Sustainable jewellery design made using natural found objects in an innovative way.
Reflecting on Rebecca Solnit’s book “Wanderlust: A History of Walking” she highlights the importance of wandering: “That is to say, it is the body that moves but the world that changes, which is how one distinguishes the one from the other: travel can be a way to experience this continuity of self amid the flux of the world and thus to begin to understand each and their relationship to each other.” This resonates with me as I spent my childhood immersed within the coastal landscape, which has resulted in my deep understanding and knowledge of the place as well as the memories and connections I have made with other people who shared this space with me growing up. For me as a designer and maker today, it highlights how I use walking and foraging as a way to escape reality, and to explore new ideas and forms of inspiration for my practise.

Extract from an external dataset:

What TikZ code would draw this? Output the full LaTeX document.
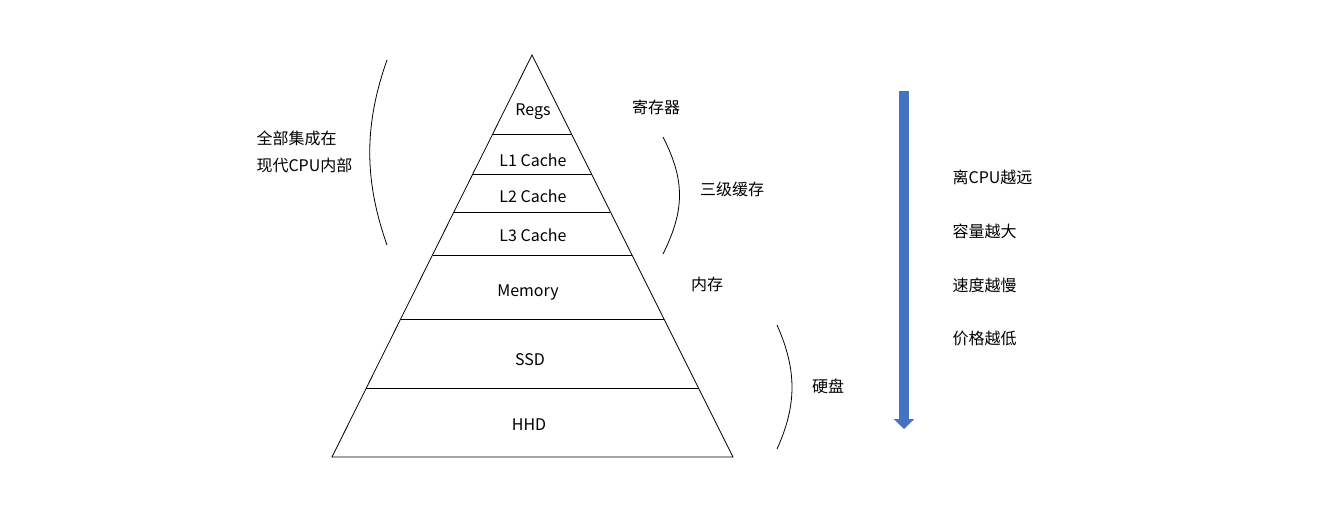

Throughout my final year I have been heavily influenced in exploring materiality; the pieces making up my final collection are constructed of my own naturally derived precast material that I use to cast with, using alginate and silicon moulds mimicking rock formations of the landscape. This allows me to create new objects, or artifacts/fossils, that reflect my past lived experiences from a new perspective. Depending on the found objects I retrieve and combine together when making this material, results in a variety of different shades and hues giving me the freedom to make my own pigments to colour my pieces. There is one piece in the collection where I used spray paint to introduce colour, however this was a crucial turning point for me as I believed that embracing my found objects natural qualities was more interesting, as well as a more sustainable way to work. As I embark on my ethical making journey, I aim to reduce the amount of waste as much as possible by using silicon and alginate moulds that I can reuse, as well as melting down scrap silver collected from previous years to make small, decorative water casts. A variety of precious and semi-precious stones are also included in my work to enhance the textural quality of the Scottish west coast, while enhancing the visually glistening and imaginative aspect of my work.
The title of my degree show collection, “Terra Incognita”, translates to unexplored terrain, or the unknown, which sums up my final year collection as my work plays with the viewers perception when considering its aesthetic, titles and materials. I use a range of found materials from the coastal landscape, as well as processes such as casting, to create a hybrid of old and new experiences of the landscape. Through carefully titling my pieces, I aim to create my own reality of mysterious and unusual looking found objects or amulets, leaving the view wanting to touch and hold them close.